Life after Dorian: Mudd resident asks ‘what are we living for?’

Life after Dorian: Mudd resident asks ‘what are we living for?’

MARSH HABOUR, ABACO — “People living without no purpose right now,” said Timothy Rolle as he stood on the outskirts of The Mudd.

The father-of-five had recently returned to Marsh Harbour, Abaco after surviving Hurricane Dorian in the shantytown, and evacuating to New Providence.

His children left the shantytown ahead of the storm to be with their mother, but had to eventually turn to a “government facility”.

Rolle sought shelter at the Kendal G.L. Isaacs National Gymnasium with hundreds of others following the Category 5 storm, but as the sole provider for his children — aged nine, 10, 12 and 15 — he made the decision to return to storm-ravaged island in hopes of finding work in construction during the recovery effort.

He told Eyewitness News Online there is little movement in rebuilding efforts, as manpower on the island appears to be dedicated to clearing what remains of the shantytowns.

“I just recently come back and it looks as if nothing changed, and there is no hope,” said Rolle as he looked out over the debris-littered area where hundreds of makeshift homes once stood.
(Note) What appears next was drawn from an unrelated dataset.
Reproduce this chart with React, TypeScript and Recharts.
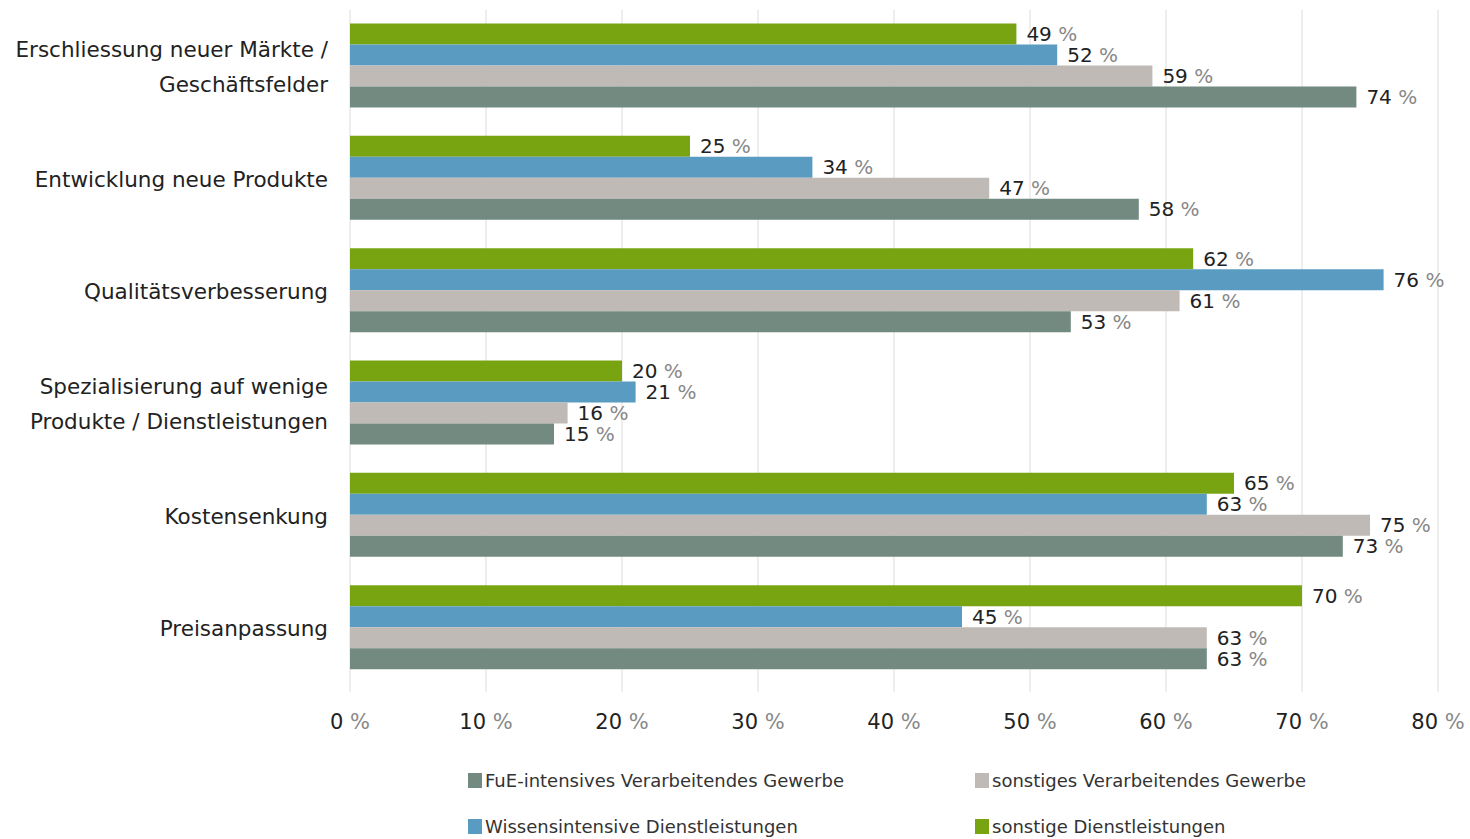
import {
  Bar,
  BarChart,
  CartesianGrid,
  LabelList,
  Legend,
  XAxis,
  YAxis,
} from 'recharts'

const KATEGORIEN = [
  'Erschliessung neuer Märkte / Geschäftsfelder',
  'Entwicklung neue Produkte',
  'Qualitätsverbesserung',
  'Spezialisierung auf wenige Produkte / Dienstleistungen',
  'Kostensenkung',
  'Preisanpassung',
]

// Zeilenumbrüche der Achsenbeschriftung wie im Original
const KATEGORIE_ZEILEN: string[][] = [
  ['Erschliessung neuer Märkte /', 'Geschäftsfelder'],
  ['Entwicklung neue Produkte'],
  ['Qualitätsverbesserung'],
  ['Spezialisierung auf wenige', 'Produkte / Dienstleistungen'],
  ['Kostensenkung'],
  ['Preisanpassung'],
]

const SONSTIGE_DL = [49, 25, 62, 20, 65, 70]
const WISSENS_DL = [52, 34, 76, 21, 63, 45]
const SONSTIGES_VG = [59, 47, 61, 16, 75, 63]
const FUE_VG = [74, 58, 53, 15, 73, 63]

const X_TICKS = [0, 10, 20, 30, 40, 50, 60, 70, 80]

const GRUEN = '#79a412'
const BLAU = '#5a9bc2'
const GRAU = '#bfbab5'
const DUNKEL = '#728a80'
const GRID = '#dcdcdc'
const FONT = '"DejaVu Sans", "Noto Sans", sans-serif'

const SERIEN = [
  { key: 'sonstigeDL', name: 'sonstige Dienstleistungen', color: GRUEN },
  { key: 'wissensDL', name: 'Wissensintensive Dienstleistungen', color: BLAU },
  { key: 'sonstigesVG', name: 'sonstiges Verarbeitendes Gewerbe', color: GRAU },
  { key: 'fueVG', name: 'FuE-intensives Verarbeitendes Gewerbe', color: DUNKEL },
]

// Reihenfolge in der Legende (2 x 2)
const LEGENDE = [SERIEN[3], SERIEN[2], SERIEN[1], SERIEN[0]]

const data = KATEGORIEN.map((k, i) => ({
  kategorie: k,
  sonstigeDL: SONSTIGE_DL[i],
  wissensDL: WISSENS_DL[i],
  sonstigesVG: SONSTIGES_VG[i],
  fueVG: FUE_VG[i],
}))

function KategorieTick({ x, y, payload }: any) {
  const idx = KATEGORIEN.indexOf(payload.value)
  const zeilen = KATEGORIE_ZEILEN[idx] ?? [payload.value]
  const lh = 35
  const start = -((zeilen.length - 1) * lh) / 2
  return (
    <text x={x - 14} y={y} textAnchor="end" fontFamily={FONT} fontSize={21.5} fill="#222">
      {zeilen.map((z, i) => (
        <tspan key={i} x={x - 14} dy={i === 0 ? start + 8 : lh}>
          {z}
        </tspan>
      ))}
    </text>
  )
}

function ProzentTick({ x, y, payload }: any) {
  return (
    <text x={x} y={y + 35} textAnchor="middle" fontFamily={FONT} fontSize={21}>
      <tspan fill="#222">{payload.value}</tspan>
      <tspan fill="#888"> %</tspan>
    </text>
  )
}

function WertLabel({ x, y, width, height, value }: any) {
  if (x == null) return null
  return (
    <text x={x + width + 10} y={y + height / 2 + 7} fontFamily={FONT} fontSize={20}>
      <tspan fill="#222">{value}</tspan>
      <tspan fill="#888"> %</tspan>
    </text>
  )
}

function Legende() {
  return (
    <div style={{ height: 95, position: 'relative', fontFamily: FONT, fontSize: 18, color: '#333' }}>
      {LEGENDE.map((s, i) => (
        <div
          key={s.key}
          style={{
            position: 'absolute',
            left: i % 2 === 0 ? 468 : 975,
            top: i < 2 ? 26 : 72,
            display: 'flex',
            alignItems: 'center',
            whiteSpace: 'nowrap',
          }}
        >
          <span
            style={{
              display: 'inline-block',
              width: 14,
              height: 15,
              background: s.color,
              marginRight: 3,
            }}
          />
          {s.name}
        </div>
      ))}
    </div>
  )
}

export default function App() {
  return (
    <div style={{ position: 'absolute', left: 0, top: 0, background: '#fff' }}>
      <BarChart
        width={1470}
        height={839}
        data={data}
        layout="vertical"
        margin={{ top: 10, right: 32, left: 0, bottom: 0 }}
        barCategoryGap="12%"
        barGap={0}
      >
        <CartesianGrid stroke={GRID} horizontal={false} />
        <XAxis
          type="number"
          domain={[0, 80]}
          ticks={X_TICKS}
          tick={<ProzentTick />}
          axisLine={false}
          tickLine={{ stroke: GRID }}
          tickSize={8}
          height={60}
        />
        <YAxis
          type="category"
          dataKey="kategorie"
          width={350}
          tick={<KategorieTick />}
          axisLine={false}
          tickLine={false}
          interval={0}
        />
        <Legend verticalAlign="bottom" content={<Legende />} wrapperStyle={{ left: 0, width: 1470 }} />
        {SERIEN.map((s) => (
          <Bar key={s.key} dataKey={s.key} name={s.name} fill={s.color} isAnimationActive={false}>
            <LabelList dataKey={s.key} content={<WertLabel />} />
          </Bar>
        ))}
      </BarChart>
    </div>
  )
}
Last Friday, workmen erected poles around the perimeter to fence the area.

Tractors hauled debris in large piles, though portions of the area remained untouched.

The government issued contracts for the cleanup of shantytowns in Abaco on September 27.

Rolle said: “We still don’t have a school. We still don’t have power. We still have no place to live. Nothing changed within [a month] of the storm and I feel as if all the manpower the government… is using to clean The Mudd.

“I think it could be used to build schools and try to get the power going, so people could come back because people are living where they have never lived before (in New Providence). Life is hard there.

“Plenty people would like to come home, but if the government insist on only worrying about The Mudd…instead of trying to help people with their roof; try to accommodate people with some place to live; how do you expect us to live like this?”

Rolle continued: “How you expect us to come back? Come back to what? People living without no purpose right now. Do you understand what I am saying? It’s like you are just living right, but you don’t know what you are living for. That’s my issue right there. All this manpower could have been used to at least get the schools together; get power in the place.”


Rolle, a fisherman and self-described jack of all trades, said he is accustomed to independence and self-sufficiency. He underscored the weight of his responsibility as his children’s sole provider.

“I am the only provider they got and right now I am living without a purpose,” he said.

“I can’t even take care of myself, so judge taking care of family, you understand? …All my life I never really asked the government really for nothing; social services, none of these things I’ve never been before. I am an independent man; you understand what I am saying? It is very
difficult. Instead of you saying, you are going to find a way to bring the people home, cleaning The Mudd… that can’t really help what’s going on.”

Rolle remained in The Mudd during the storm, unwilling to abandon his home despite the evacuation warnings from the government.

As floodwaters rose to his ceiling, he climbed on top of the roof. However, the water eventually covered the entire structure forcing him to swim to higher ground.

“The water was over all the buildings and every building was completely underwater,” he said.

“Within six hours everything I owned was gone. Six hours of the storm, everything I owned — my cars, my house, everything I ever owned, which I worked all my life for — was gone. And then, the storm is over and it’s like a bigger storm because nobody really is assisting you.”

Rolle said: “You are not finding [any] assistance. Everybody sitting back and waiting on the government and the government is dragging its feet because he (the prime minister) wasn’t in this position. I wish he did spend two to three hours in the storm with me and then he would feel
my pain. I am lucky to have my life.”


He added: “I wouldn’t even stay to face another tropical storm. Right now, a tropical storm could really bring me to a nervous breakdown. This is a lifetime scar. I don’t care how long it’s been. Until you lose your life, you’ll remember this.”

Rolle said as a Bahamian he feels abandoned. He has been sharing a small home with a friend in Marsh Harbour.

The roof was torn off during the storm. A tarp is all that separates them from the elements.

As it relates to the thousands displaced, particularly those who resided in The Mudd, Rolle asked: “Where do you expect them to go?”

“The people need help man; you understand what I’m saying?” Rolle added.

“…I understand the people can’t live there (The Mudd) or build there,
but it’s other things that are more necessary than that.”